New Delhi: The Serum Institute of India (SII), which secured emergency use authorisation for the Covishield Covid-19 vaccine earlier this month, has now applied for permission from the Drugs Controller General of India (DCGI) to “unblind” the data of its ongoing phase 3 trial, ThePrint has learnt.
Sources in the SII told ThePrint that the company is awaiting approval from the DCGI to unblind phase 3 data so that volunteers may know whether they were part of the vaccine arm or placebo arm of the trial. Sources said the SII had applied for the permission last week.
Under normal circumstances, the information about whether a volunteer is given a placebo or the vaccine in a phase 3 trial is kept with the sponsor — the Serum Institute, in this case — and revealed only at the end of the trial, with approvals from the drug regulator.
However, since the vaccine was approved for emergency use authorisation on 3 January, vaccine volunteers, some of whom are healthcare workers, are keen to know whether they got the vaccine or not.
“We were getting many requests from volunteers since the vaccination process started, so we wrote to the DCGI as well as the various ethics committees to ask if we can inform the volunteers about whether they got the vaccine or placebo,” said a source.
“If they give the approvals, we will go ahead and tell the volunteers which arm of the trial they were part of,” the source added.
ThePrint reached the spokesperson of the Serum Institute through calls, messages and mail for a comment, but did not receive a response till the time of publishing this report.
As part of its phase 3 trial, SII had roped in 1,600 volunteers from 14 trial sites. The trial began in August 2020, and is slated to continue till at least March this year.
When Covishield was given restricted emergency use authorisation, several volunteers expected to be told about whether they had received the shot or just a placebo.
“I remember when I agreed to be part of the trial, I was told we would be given the vaccine on priority if it is given approval. It’s disappointing that the volunteers haven’t been told anything after the vaccine was approved,” said 63-year-old Hemant Vasant Katakkar, a volunteer from Pune.
“We need to know if we should take the vaccine when our turn comes.”
Anuradha Trehan, another volunteer from Pune, said, “We were told that, at the end of the trial, those who got the placebo would be given the vaccine. They didn’t mention anything about what would happen if approval is given before.”
“My husband and I both participated in the trial, and we would like to know where we stand right now, because we took such a big risk,” the 45-year-old added.
A second source from the Serum Institute said the trial would continue even after the data is unblinded, provided the DCGI grants approval.
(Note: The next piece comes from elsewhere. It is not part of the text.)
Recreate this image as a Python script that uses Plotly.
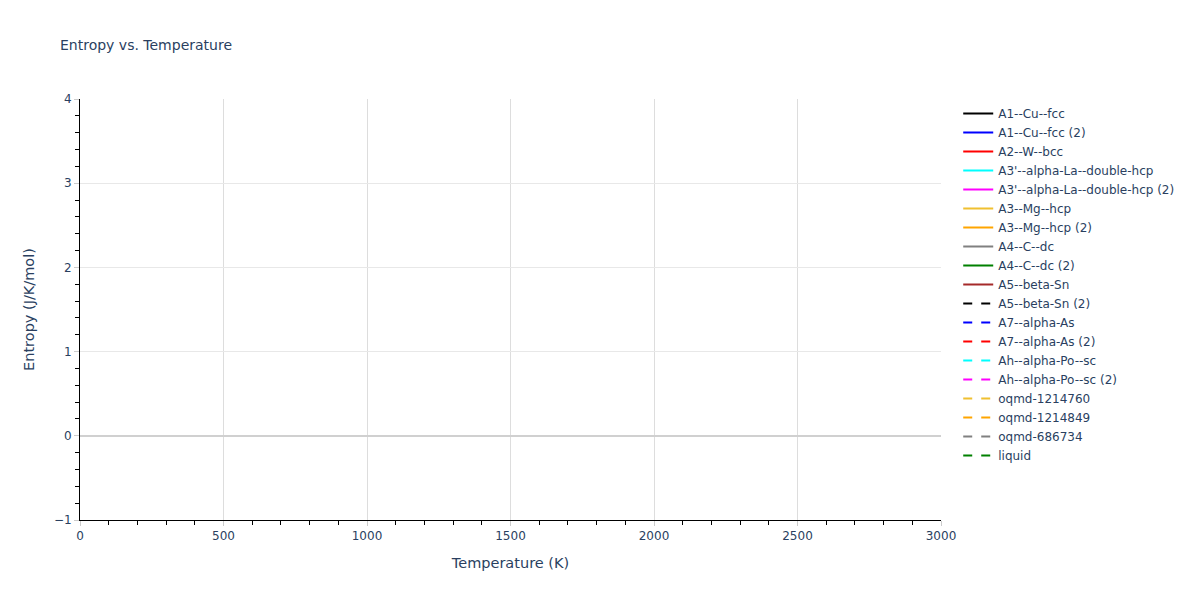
import plotly.graph_objects as go

# Series names (legend order), colours and dash styles
series_names = [
    "A1--Cu--fcc", "A1--Cu--fcc (2)", "A2--W--bcc",
    "A3'--alpha-La--double-hcp", "A3'--alpha-La--double-hcp (2)",
    "A3--Mg--hcp", "A3--Mg--hcp (2)", "A4--C--dc", "A4--C--dc (2)",
    "A5--beta-Sn", "A5--beta-Sn (2)", "A7--alpha-As", "A7--alpha-As (2)",
    "Ah--alpha-Po--sc", "Ah--alpha-Po--sc (2)", "oqmd-1214760",
    "oqmd-1214849", "oqmd-686734", "liquid",
]
series_colors = [
    "black", "blue", "red", "cyan", "magenta", "#f0c030", "orange", "gray",
    "green", "brown", "black", "blue", "red", "cyan", "magenta", "#f0c030",
    "orange", "gray", "green",
]
series_dash = ["solid"] * 10 + ["dash"] * 9

# Data: the reference shows no visible data points for any series
temperature = {name: [None] for name in series_names}
entropy = {name: [None] for name in series_names}

fig = go.Figure()
for name, color, dash in zip(series_names, series_colors, series_dash):
    fig.add_trace(go.Scatter(
        x=temperature[name], y=entropy[name], mode="lines", name=name,
        line=dict(color=color, dash=dash, width=2),
    ))

fig.update_layout(
    template="plotly_white",
    width=1200, height=600,
    title=dict(text="Entropy vs. Temperature", x=0.05, y=0.925,
               yanchor="middle", font=dict(size=14, color="#2a3f5f")),
    margin=dict(l=80, r=259, t=99, b=80),
    font=dict(family="DejaVu Sans, Verdana, sans-serif", size=12,
              color="#2a3f5f"),
    legend=dict(x=1.02, y=1, xanchor="left", yanchor="top",
                font=dict(size=12)),
    xaxis=dict(
        title=dict(text="Temperature (K)", font=dict(size=14.5)),
        range=[0, 3000], dtick=500,
        showline=True, linecolor="black", linewidth=1,
        ticks="outside", ticklen=5, tickcolor="#cccccc",
        minor=dict(ticks="outside", ticklen=4, dtick=100, tickcolor="black",
                   showgrid=False),
        showgrid=True, gridcolor="#dddddd", gridwidth=1,
        zeroline=False,
    ),
    yaxis=dict(
        title=dict(text="Entropy (J/K/mol)", font=dict(size=14.5)),
        range=[-1, 4], dtick=1,
        showline=True, linecolor="black", linewidth=1,
        ticks="outside", ticklen=5, tickcolor="#cccccc",
        minor=dict(ticks="outside", ticklen=4, dtick=0.2, tickcolor="black",
                   showgrid=False),
        showgrid=True, gridcolor="#e8e8e8", gridwidth=1,
        zeroline=True, zerolinecolor="#d0d0d0", zerolinewidth=2,
    ),
)

fig.write_html("out.html",
               config={"displayModeBar": False},
               post_script="document.body.style.margin='0px';")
“The trial will continue, and the participants will still be observed. The vaccine is not on the market yet, so till such time that it is, the trial will continue,” the source said.
Confusion over healthcare workers
Principal investigators (PI) of the various trial sites are unsure of what the emergency use authorisation means for healthcare workers who participated in the trial, and are now eligible for the Covid-19 vaccine under the government’s immunisation programme.
The first Serum source told ThePrint that the status of healthcare workers who volunteered for the trial would be revealed to them if they asked. However, some principal investigators told ThePrint they received no such direction.
“I have advised all the healthcare workers who were volunteers at our site to avoid taking the vaccine till there is more clarity. So far, Serum has not told us anything,” said a PI from a hospital in Maharashtra.
“I had asked Serum Institute about what to do if a healthcare volunteer asked about their status, and they said that that data would be released. But so far, I have not received such a request,” said a PI of a hospital in a northern state.